Sure, Control's been acting a bit erratically. Believing there's a Soviet mole somewhere in the upper echelons of MI-6 (better known to its members as "The Circus") will do that to you.

And when Control's attempt to flush out said mole goes scandalously, dangerously awry, both he and his close associate Smiley get put out to pasture.

Yet there's something about Control's theory that can't be so easily dismissed, despite the best efforts of Smiley's surviving Circus colleagues to prove themselves to the higher-ups.

Some think they protest too loudly -- including one buttoned-down bureaucrat (Simon McBurney), who brings Smiley out of retirement to conduct an under-the-radar inquiry to root out the mole lurking somewhere inside the Circus tent, which is populated by such nimble performers as Percy Alleline (a self-righteous Toby Jones), Toby Esterhase ("Girl With the Dragon Tattoo's" saturnine David Dencik ), Roy Bland (cagey Ciaran Hinds) and Bill Haydon (a blithely dashing Colin Firth), each one more anxious than the next to prove their loyalty.

Little wonder, then, that Smiley doesn't trust any of them.

Instead, he relies on such out-of-the-mainstream allies as the understandably wary Jim Prideaux (Mark Strong), the rakish Rikki Tarr ("Inception's" chameleonlike Tom Hardy), forever on the verge of going rogue, and Peter Guillam ("War Horse's" spit-and-polish Benedict Cumberbatch), who's still able to slip under the Circus tent when the need arises.
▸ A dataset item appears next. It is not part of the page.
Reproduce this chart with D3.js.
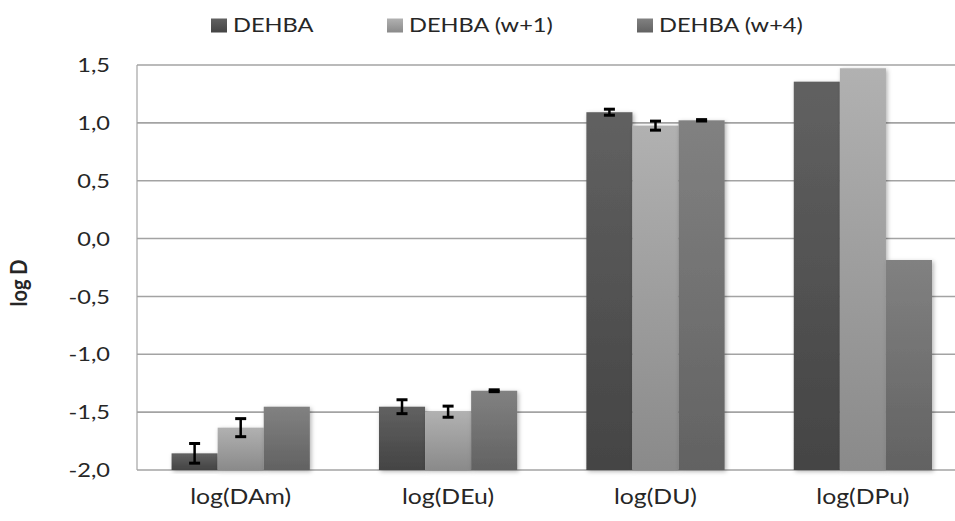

Remember, this is 1973, when spies had to make do with dial telephones, rattling Telex machines and piles of paper files.

Or they could use their imaginations, as Control does, deploying chess pieces to represent the potential suspects as they maneuver for position, power -- and the chance to keep playing the game.

This "Tinker Tailor" isn't the first adaptation of le Carre's novel; the six-hour 1979 BBC miniseries, with Alec Guinness as Smiley, had more than ample time to follow the tiniest of clues and most Byzantine of plot twists.

Here, screenwriters Peter Straughan ("The Debt") and Bridget O'Connor (Straughan's co-writer on the charming "Sixty Six," who died in 2010) rework and simplify matters to accommodate the movie's shorter running time. Most of the time, those changes work just fine, although a few emotional glimmers -- notably the depth of Smiley's attachment to his habitually straying spouse -- get lost in the shuffle. (This "Tinker Tailor" also reflects a more contemporary Brit-tude when it comes to the Circus performers' American cousins; as is usual these days, we're the real bad guys.)

Making an impressive English-language debut, Swedish director Tomas Alfredson ("Let the Right One In"), adopts a quietly methodical pace, one ideally matched to the movie's melancholy mind games. Occasionally the leaps back and forth in time make it tough to sort out all the pieces on the cinematic chessboard, but that seems less a flaw than a canny reflection of the challenges Smiley faces as he baits and sets his trap en route to the inevitable checkmate.

In recent years, Oldman's been a stalwart supporting presence as everyone from "Harry Potter's" Sirius Black to "The Dark Knight's" Lt. Jim Gordon.

Like Smiley himself, however, Oldman clearly knows how to bide his time.

And now that "Tinker Tailor Soldier Spy" has him back where he belongs -- in the center ring -- we're reminded anew of how much power the true masters of the game can generate. Even when they're balancing on the high wire, seemingly motionless, yet conveying a world of rueful emotion just the same.